Panthoi Chanu

Personal information
- Full name: Panthoi Chanu Elangbam
- Date of birth: 1 February 1996 (age 30)
- Place of birth: Keirak, Thoubal, Manipur, India
- Height: 1.73 m (5 ft 8 in)
- Position: Goalkeeper

Team information
- Current team: East Bengal
- Number: 1

Youth career
- 2008–2012: Kakching WFA

Senior career*
- Years: Team / Apps / (Gls)
- 2012–2019: Eastern Sporting Union
- 2019–2022: Manipur Police
- 2022–2024: Eastern Sporting Union
- 2024: Metro United / 14 / (0)
- 2024–: East Bengal / 20 / (0)

International career^{‡}
- 2010–2011: India U16 / 2 / (0)
- 2012–2015: India U19 / 8 / (0)
- 2014–: India / 32 / (0)

= Panthoi Chanu Elangbam =

Indian footballer

Panthoi Chanu Elangbam (Elangbam Panthoi Chanu, born 1 February 1996) is an Indian professional footballer who plays as a goalkeeper for the Indian Women's League club East Bengal and India women's football team. In March 2024, she played the South Australia Women's National Premier Leagues for Metro United WFC to become the first woman from India to play the Australian Football League.

== Early life ==
Chanu is from Keirak village, Kakching district, Manipur. She is the daughter of Elangbam Chinglenkhomba and Elangbam Ongbi Shanti Leima of Keirak Makha Leikai.

She started playing football at the local club, Women Football Academy Kakching. In 2012, she moved to Eastern Sporting Union. She played for Union and Manipur Police in the Indian Women's League and the regional Manipur Women's League.
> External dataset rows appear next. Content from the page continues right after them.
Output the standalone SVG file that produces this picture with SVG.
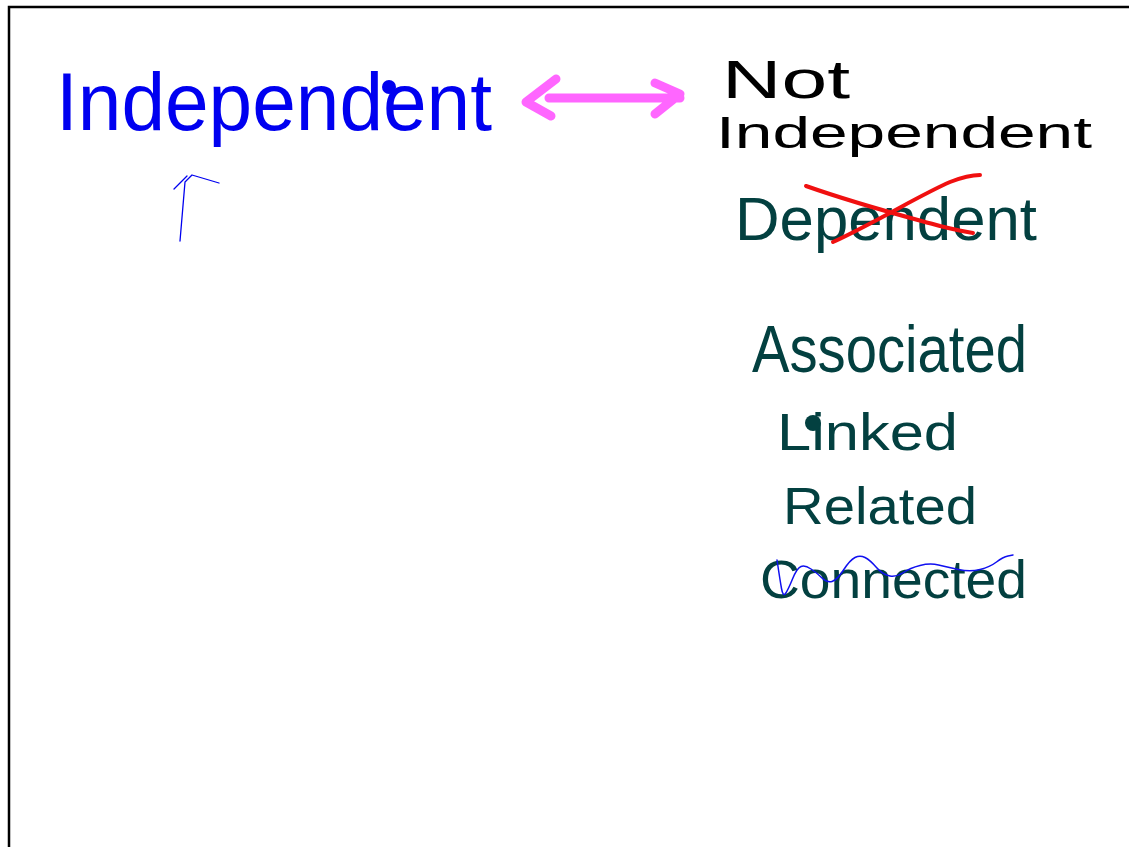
<svg xmlns="http://www.w3.org/2000/svg" width="1129" height="847" viewBox="0 0 1129 847">
<style>
.hand{font-family:"Liberation Sans","DejaVu Sans",sans-serif;}
.blue{fill:#0000f0;}
.black{fill:#000;}
.teal{fill:#034040;}
.ink{fill:none;stroke-linecap:round;stroke-linejoin:round;}
</style>
<rect x="0" y="0" width="1129" height="847" fill="#fff"/>
<path d="M9,847 V7 H1129" fill="none" stroke="#000" stroke-width="2.5"/>
<g id="independent">
<text class="hand blue" x="56" y="130" font-size="82" textLength="436" lengthAdjust="spacingAndGlyphs">Independent</text>
<circle cx="389" cy="87" r="7" fill="#0000f0"/>
</g>
<g id="not-independent">
<text class="hand black" x="722" y="98" font-size="54" textLength="128" lengthAdjust="spacingAndGlyphs">Not</text>
<text class="hand black" x="716" y="148" font-size="45" textLength="376" lengthAdjust="spacingAndGlyphs">Independent</text>
</g>
<g id="dependent">
<text class="hand teal" x="735" y="240" font-size="62" textLength="302" lengthAdjust="spacingAndGlyphs">Dependent</text>
<path class="ink" stroke="#f01010" stroke-width="4" d="M806,186 C860,205 900,215 940,226 Q960,231 973,233"/>
<path class="ink" stroke="#f01010" stroke-width="4" d="M833,242 C880,220 920,195 950,182 Q968,175 980,175"/>
</g>
<g id="associated">
<text class="hand teal" x="752" y="372" font-size="66" textLength="275" lengthAdjust="spacingAndGlyphs">Associated</text>
</g>
<g id="linked">
<text class="hand teal" x="777" y="450" font-size="52" textLength="181" lengthAdjust="spacingAndGlyphs">Linked</text>
<circle cx="813" cy="423" r="8" fill="#034040"/>
</g>
<g id="related">
<text class="hand teal" x="783" y="524" font-size="52" textLength="194" lengthAdjust="spacingAndGlyphs">Related</text>
</g>
<g id="connected">
<text class="hand teal" x="760" y="598" font-size="54" textLength="267" lengthAdjust="spacingAndGlyphs">Connected</text>
<path class="ink" stroke="#1010f0" stroke-width="1.5" d="M777,560 Q780,580 781.5,588.5 Q783,597 785.5,593.5 Q788,590 792.5,579 Q797,568 801,566.5 Q805,565 811,569 Q817,573 822,578 Q827,583 832,581.5 Q837,580 843.5,570 Q850,560 855,557.5 Q860,555 865,557.5 Q870,560 876.5,567.5 Q883,575 890,576 Q897,577 903.5,572.5 Q910,568 920,565.5 Q930,563 938.5,565 Q947,567 958.5,569.5 Q970,572 980,569.5 Q990,567 996.5,562 Q1003,557 1008,556 L1013,555"/>
</g>
<g id="connectors">
<path class="ink" stroke="#ff55ff" stroke-opacity="0.9" stroke-width="9" d="M549,98 H680 M556,79 L526,102 L551,116 M655,83 L680,94 L655,114"/>
<path class="ink" stroke="#0000f0" stroke-width="1.3" d="M180,241 L185,182 L192,175 L219,183 M174,189 L187,176"/>
</g>
</svg>
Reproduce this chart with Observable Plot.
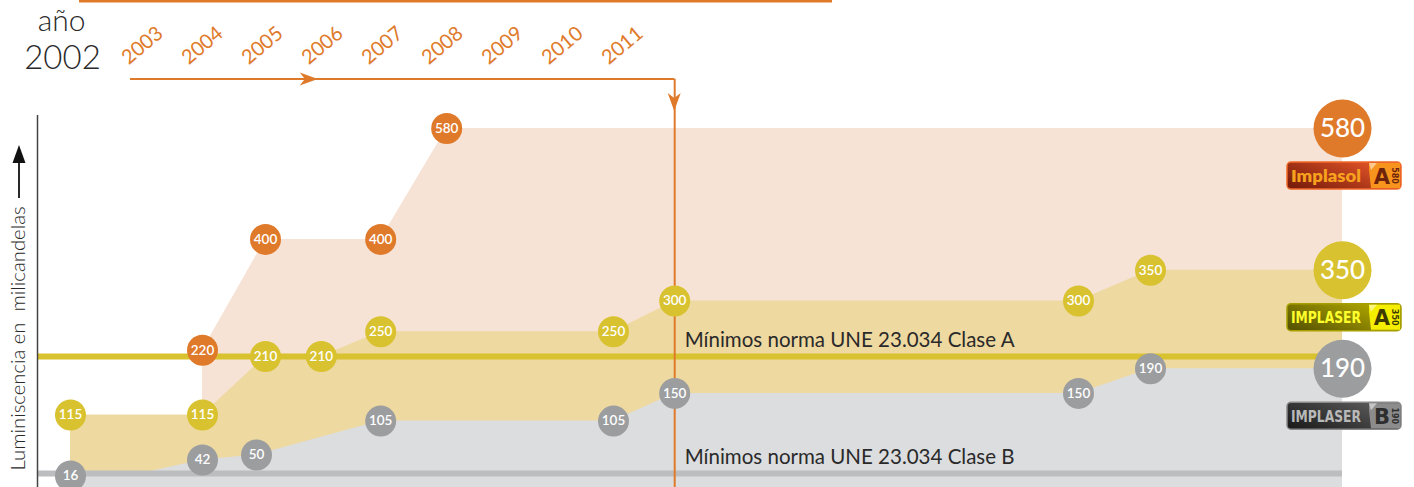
<!DOCTYPE html>
<html><head><meta charset="utf-8">
<script src="https://cdn.jsdelivr.net/npm/d3@7"></script>
<script src="https://cdn.jsdelivr.net/npm/@observablehq/plot@0.6"></script>
<style>body{margin:0;background:#fff} svg{display:block}</style>
</head><body><div id="chart"></div>
<script>
// ---- DATA (timeline position, luminance in mcd) ----
const years = [2003, 2004, 2005, 2006, 2007, 2008, 2009, 2010, 2011];

// area outlines
const orangePos = [2004, 2005.05, 2006.97, 2008.07, 2023];
const orangeVal = [220, 400, 400, 580, 580];
const yellowPos = [2001.8, 2004, 2005.05, 2005.98, 2006.97, 2010.85, 2011.87, 2018.6, 2019.8, 2023];
const yellowVal = [115, 115, 210, 210, 250, 250, 300, 300, 350, 350];
const grayPos   = [2001.8, 2002.8, 2004, 2004.9, 2006.97, 2010.85, 2011.87, 2018.6, 2019.8, 2023];
const grayVal   = [16, 16, 42, 50, 105, 105, 150, 150, 190, 190];

// labelled points
const orangeDotPos = [2004, 2005.05, 2006.97, 2008.07];
const orangeDotVal = [220, 400, 400, 580];
const yellowDotPos = [2001.8, 2004, 2005.05, 2005.98, 2006.97, 2010.85, 2011.87, 2018.6, 2019.8];
const yellowDotVal = [115, 115, 210, 210, 250, 250, 300, 300, 350];
const grayDotPos   = [2001.8, 2004, 2004.9, 2006.97, 2010.85, 2011.87, 2018.6, 2019.8];
const grayDotVal   = [16, 42, 50, 105, 105, 150, 150, 190];

// norms
const normA = 210, normB = 20;
const normALabel = "Mínimos norma UNE 23.034 Clase A";
const normBLabel = "Mínimos norma UNE 23.034 Clase B";

// summary on the right
const finalValues = [580, 350, 190];
const productNames = ["Implasol", "IMPLASER", "IMPLASER"];
const productClasses = ["A", "A", "B"];

const axisPos = 2001.25, endPos = 2023, markerPos = 2011.87, timelineStart = 2002.8;

// ---- STYLE ----
const C = {
  orange: "#e07a2b", yellow: "#d9c22f", gray: "#9b9d9f",
  orangeA: "#f6e3d6", yellowA: "#eed9a1", grayA: "#dcdddf",
  normA: "#d9c22f", normB: "#bcbdbf", text: "#2a2a2a"
};
const FONT = "Lato, 'Open Sans', sans-serif";
const mk = (pos, val) => pos.map((t, i) => ({t, v: val[i]}));

const orangeArea = mk(orangePos, orangeVal);
const yellowArea = mk(yellowPos, yellowVal);
const grayArea = mk(grayPos, grayVal);
const orangeDots = mk(orangeDotPos, orangeDotVal);
const yellowDots = mk(yellowDotPos, yellowDotVal);
const grayDots = mk(grayDotPos, grayDotVal);
const finals = finalValues.map((v, i) => ({t: endPos, v, color: [C.orange, C.yellow, C.gray][i]}));

const dotMarks = (data, color) => [
  Plot.dot(data, {x: "t", y: "v", r: 15.5, fill: color}),
  Plot.text(data, {x: "t", y: "v", text: d => String(d.v), fill: "white", fontSize: 13.5, fontWeight: 600})
];

const plot = Plot.plot({
  width: 1414, height: 487, margin: 0,
  x: {domain: [2000, 2025], range: [-38, 1462], axis: null},
  y: {domain: [0, 600], range: [485.3, 115.7], axis: null},
  style: {fontFamily: FONT, background: "white", overflow: "visible"},
  marks: [
    Plot.areaY(orangeArea, {x: "t", y1: -4, y2: "v", fill: C.orangeA}),
    Plot.areaY(yellowArea, {x: "t", y1: -4, y2: "v", fill: C.yellowA}),
    Plot.areaY(grayArea, {x: "t", y1: -4, y2: "v", fill: C.grayA}),
    Plot.ruleY([normA], {x1: axisPos, x2: endPos, stroke: C.normA, strokeWidth: 6}),
    Plot.ruleY([normB], {x1: axisPos, x2: endPos, stroke: C.normB, strokeWidth: 6}),
    Plot.ruleX([axisPos], {y1: -4, y2: 601, stroke: "#444", strokeWidth: 1.5}),
    Plot.ruleX([markerPos], {y1: -4, y2: 660, stroke: C.orange, strokeWidth: 2}),
    Plot.text([normALabel], {x: markerPos, y: normA, dx: 10, dy: -16, textAnchor: "start", fontSize: 20.5, fill: C.text}),
    Plot.text([normBLabel], {x: markerPos, y: normB, dx: 10, dy: -16, textAnchor: "start", fontSize: 20.5, fill: C.text}),
    ...dotMarks(grayDots, C.gray),
    ...dotMarks(yellowDots, C.yellow),
    ...dotMarks(orangeDots, C.orange),
    Plot.dot(finals, {x: "t", y: "v", r: 29, fill: "color"}),
    Plot.text(finals, {x: "t", y: "v", text: d => String(d.v), fill: "white", fontSize: 26, fontWeight: 500}),
    Plot.text(years, {x: d => d, text: d => String(d), frameAnchor: "top", dy: 45, lineAnchor: "middle", textAnchor: "middle", rotate: -40, fill: C.orange, fontSize: 20}),
    Plot.text(["año"], {frameAnchor: "top-left", dx: 61, dy: 21, textAnchor: "middle", lineAnchor: "middle", fontSize: 30, fontWeight: 300, fill: C.text}),
    Plot.text(["2002"], {frameAnchor: "top-left", dx: 62, dy: 58, textAnchor: "middle", lineAnchor: "middle", fontSize: 33, fontWeight: 300, fill: C.text}),
    Plot.text(["Luminiscencia en  milicandelas"], {frameAnchor: "bottom-left", dx: 18, dy: -17, rotate: -90, textAnchor: "start", lineAnchor: "middle", fontSize: 20.3, fontWeight: 300, fill: C.text})
  ]
});
document.getElementById("chart").appendChild(plot);

// ---- decorations using the plot's scales ----
const xs = plot.scale("x"), ys = plot.scale("y");
const X = t => xs.apply(t), Y = v => ys.apply(v);
const svg = d3.select(plot);
const g = svg.append("g").attr("text-anchor", "start");

// top orange rule
g.append("rect").attr("x", X(2001.95)).attr("y", 0).attr("width", X(2014.5) - X(2001.95)).attr("height", 2.5).attr("fill", C.orange);
// timeline
const tlY = 79;
g.append("path").attr("d", `M${X(timelineStart)},${tlY}H${X(markerPos)}`).attr("stroke", C.orange).attr("stroke-width", 2).attr("fill", "none");
const ax = X(2005.93);
g.append("path").attr("d", `M${ax - 18},${tlY - 6.5}L${ax},${tlY}L${ax - 18},${tlY + 6.5}L${ax - 13},${tlY}Z`).attr("fill", C.orange);
const mx = X(markerPos);
g.append("path").attr("d", `M${mx - 6.5},${tlY + 14}L${mx},${tlY + 32}L${mx + 6.5},${tlY + 14}L${mx},${tlY + 19}Z`).attr("fill", C.orange);
// y-label arrow
g.append("path").attr("d", "M19,198V160").attr("stroke", "#111").attr("stroke-width", 1.8);
g.append("path").attr("d", "M12.5,163L19,145L25.5,163Z").attr("fill", "#111");

// badges
const defs = svg.append("defs");
const badgeStyles = [
  {g0: "#7a1d0c", g1: "#ec5a2a", border: "#f26a2a", text: "#f7a21e", tab: "#f7941d", letter: "#6e230c", num: "#6e230c", font: "Lato", weight: 800},
  {g0: "#5a5600", g1: "#b8ae00", border: "#a79f00", text: "#ffff2e", tab: "#f5ee00", letter: "#3f3b00", num: "#3f3b00", font: "'DejaVu Sans Condensed', 'DejaVu Sans'", weight: 700},
  {g0: "#1e1e1e", g1: "#606060", border: "#8a8a8a", text: "#b9b9b9", tab: "#8c8c8c", letter: "#2e2e2e", num: "#2e2e2e", font: "'DejaVu Sans Condensed', 'DejaVu Sans'", weight: 700}
];
finalValues.forEach((v, i) => {
  const s = badgeStyles[i];
  const id = "bg" + i;
  const lg = defs.append("linearGradient").attr("id", id).attr("x1", 0).attr("y1", 0.8).attr("x2", 1).attr("y2", 0.2);
  lg.append("stop").attr("offset", 0).attr("stop-color", s.g0);
  lg.append("stop").attr("offset", 1).attr("stop-color", s.g1);
  const cy = Y(v) + 47.5, x0 = 1287, w = 114, h = 27, y0 = cy - h / 2;
  const b = g.append("g");
  b.append("rect").attr("x", x0).attr("y", y0).attr("width", w).attr("height", h).attr("rx", 4).attr("fill", `url(#${id})`).attr("stroke", s.border).attr("stroke-width", 1.5);
  b.append("path").attr("d", `M${x0 + 82},${y0 + 1}L${x0 + w - 1},${y0 + 1}L${x0 + w - 1},${y0 + h - 1}L${x0 + 84},${y0 + h - 1}L${x0 + 82},${y0 + 8}Z`).attr("fill", s.tab);
  b.append("path").attr("d", `M${x0 + 82},${y0 + 1}L${x0 + 90},${y0 + 1}L${x0 + 84},${y0 + 8}Z`).attr("fill", "#ffffff").attr("opacity", 0.5);
  b.append("text").attr("x", x0 + 4).attr("y", cy + 6).attr("text-anchor", "start").attr("textLength", 70).attr("lengthAdjust", "spacingAndGlyphs")
    .attr("font-family", s.font).attr("font-weight", s.weight).attr("font-size", i === 0 ? 17 : 15).attr("fill", s.text).text(productNames[i]);
  b.append("text").attr("x", x0 + 95).attr("y", cy + 8).attr("text-anchor", "middle")
    .attr("font-family", "'DejaVu Sans'").attr("font-weight", 800).attr("font-size", 21).attr("fill", s.letter).text(productClasses[i]);
  b.append("text").attr("transform", `translate(${x0 + 108},${cy}) rotate(90)`).attr("text-anchor", "middle").attr("dy", "0.35em")
    .attr("font-family", "'DejaVu Sans'").attr("font-weight", 700).attr("font-size", 8).attr("fill", s.num).text(String(v));
});
</script>
</body></html>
During her early days, she used to travel for 50 km everyday to the Imphal Academy to learn the game.

==Career==
Chanu first represented the Indian team in 2008 when she played for India under 13 team. Later, she played all age groups, representing India in the under 14, under 16 and under 19 teams.

In December 2022, she along with Bala Devi, moved to Spain where they underwent training cum trial stint at the Spanish Segunda Federación outfit Málaga.

In 2024, she signed a contract with the second tier National Premier Leagues Women's club Metro United WFC in the South Australian league, becoming the first Indian footballer to play professional football in Australia. She was spotted by head coach Paul Morris at the Women in Sports Elite Football Trials in October 2023 and later trained at the A-League club, Adelaide United FC.

In 2025, she was part of the Indian team that participated in the AFC Women’s Asian Cup Qualifier 2026 at Chiang Mai, Thailand. After her return, she was felicitated at a function in her village Keirak.

=== Domestic ===
In the Hero Women’s National Football Championship, she played for Manipur Police and Manipur.

==Career statistics==
===International===

| National team | Year | Caps | Goals |
| India | 2014 | 1 | 0 |
| 2015 | 0 | 0 |
| 2016 | 0 | 0 |
| 2017 | 5 | 0 |
| 2018 | 0 | 0 |
| 2019 | 1 | 0 |
| 2021 | 0 | 0 |
| 2022 | 0 | 0 |
| 2023 | 4 | 0 |
| 2024 | 7 | 0 |
| 2025 | 8 | 0 |
| 2026 | 6 | 0 |
| Total |  | 32 | 0 |

==Honours==

India
- SAFF Women's Championship: 2014, 2016, 2026
- South Asian Games Gold medal: 2016, 2019

East Bengal
- SAFF Women's Club Championship: 2025
- Indian Women's League: 2024–25, 2025–26

Eastern Sporting Union
- Indian Women's League: 2016–17

Manipur
- Rajmata Jijabai Trophy: 2019–20

Individual
- Indian Women's League Best Goalkeeper: 2017–18

==Awards==

- She bagged the Women's goalkeeper of the year award by AIFF for 2024 season. She played for East Bengal.